Non-public use ACS data contain uniquely identifying information such as names and addresses. The Census Bureau’s Data Integration Division has developed a matching system whereby records in the ACS files can be linked with individual records in state administrative data bases. The system uses probabilistic matching to assign a Protected Identity Key (PIK) to survey and administrative records. The algorithm for the probabilistic match uses names, addresses, and demographic characteristics to output a set of matches, probable matches, possible matches, and non-matches. Through the PIK process and other safeguards, the study team protected the confidentiality of non-public use data from both the Census Bureau and the participating states. The steps involved in requesting and receiving Census Bureau permission to use and link to the NP ACS and in accessing the merged data in the Bureau’s Research Data Centers—while ultimately successful—proved too involved and protracted to describe in a guidebook.

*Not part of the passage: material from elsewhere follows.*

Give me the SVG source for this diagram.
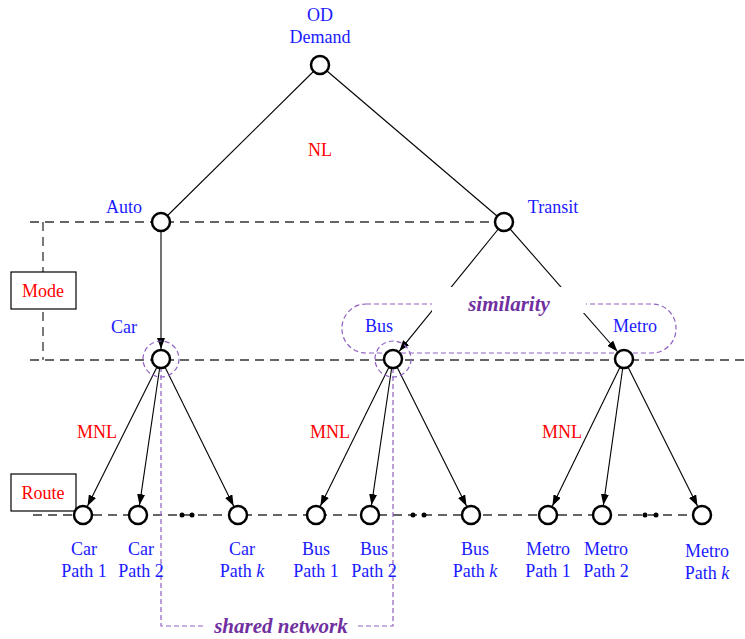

The team therefore decided to use the guidebook to share more accessible methodologies and example analyses using the Public Use Microdata Sample of the American Community Survey (PUMS ACS). With all the same variables as the non-public use ACS, except the identifying information, the PUMS ACS can answer state-specific, point-in-time questions about the number and characteristics of families eligible to receive a child care subsidy. See Section III below. Section III also explains use of publicly available Child Care and Development Fund state sample data to answer descriptive, point-in-time questions about the number and characteristics of eligible families actually receiving a child care subsidy.

Section IV offers examples of methodologies and analyses that use non-public state administrative data (but not non-public Census data) to explore point-in-time and longitudinal questions about subsidy use and its effects. This section draws on the experience of various members of the research team in an earlier multi-state study, Child Care Subsidy Use and Employment Outcomes of TANF Mothers during the Early Years of Welfare Reform: A Three- State Study (2004). This prior study relied exclusively on non-public use, linked, individuallevel, administrative data in Illinois, Maryland, and Massachusetts to follow a series of TANF entry cohorts over time. Individuals in the TANF population were defined as eligible for a child care subsidy if they were working, had a child under the age of 13, and had a household income below the child care subsidy state eligibility ceiling. Child care subsidy program data were used to identify those who received the subsidy and those who did not. Unemployment Insurance (UI) wage record data were used to identify those who are eligible for the child care subsidy because they had found employment and had wages below the child care subsidy state eligibility ceiling. UI data were also used to examine individuals’ employment patterns. The guidebook refers to this earlier report as the TANF Child Care Eligibles study.

Accessing Public and Non-Public Use Datasets

A number of datasets are available to explore these general policy questions at the state level. As noted, public use data files, with personal identifiers removed, are sufficient for point-in-time descriptive analyses that explore the basic characteristics of a population.

Non-public use data complete with intact personal identifiers such as Social Security numbers, names and addresses, are ordinarily essential when researchers need to merge data files at the individual level. Understandably, confidentiality issues make this information much more difficult to acquire.

  • The Non-Public Use American Community Survey (NP-ACS) data are available only through arrangements with the Census Bureau and its Research Data Centers. For more information on how to access private Census data, visit the Bureau’s Center for Economic Studies website ( www.ces.census.gov/index.php/ces/researchprogram).
  • Confidential state administrative micro-data are largely available only through agreements with state officials. Formal agreements with state agencies are necessary to ensure data security and controlled data accessibility, understanding variable measurements, as well as the development of a process for sharing of research results prior to public dissemination. The non-summary child care subsidy data, Unemployment Insurance wage record data, and Temporary Assistance for Needy Families (TANF) data cited in this guidebook were all obtained through data-sharing agreements with the respective states.